25th April 2025
The first person to wish me a Happy Easter this past Sunday wasn’t a fellow Christian, but the smiling Asian attendant at the garage where we’d called in for one or two items on our way to church. (In passing, am I the only one who wonders whether there remains good reason for making supermarkets stay closed on Easter Sunday?) Pleasantly surprised by this turn of events, I gladly returned the greeting, and he seemed equally pleased to receive it.
The exchange ended there, but thinking about it afterwards, I wondered whether he might after all have been a fellow Christian; it wasn’t impossible. If not, was he showing the respect typical of Hindus, for example, for other people’s faith at what he knew to be a major UK religious festival? Or, again, was he simply being friendly in a culturally appropriate fashion? I’ll never know for sure, of course, but it strikes me that his greeting had echoes of the message of the angels at the empty tomb. Just in case I’d forgotten, I was being reminded that it was Easter Day, that Christ is risen! And Halleluiah for that!

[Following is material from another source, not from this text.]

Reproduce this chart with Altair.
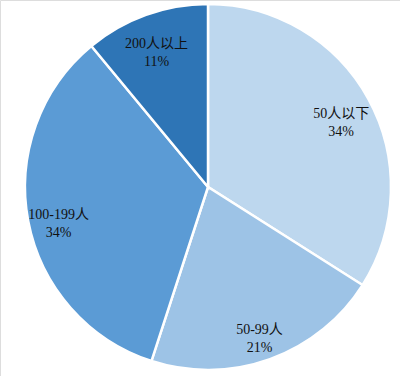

The Risen Christ takes the Church as his Bride, but that doesn’t mean we have him locked up tidily in our preferred structures and practices. His resurrection means that now he’s free, let loose, to walk the highways and byways of this world, revealing himself where and how he chooses, speaking through the lips of saint, sinner, seraph or shop assistant, showing God’s love and compassion in the bold sacrifices of the brave and, more frequently, the unexpected kindnesses of strangers.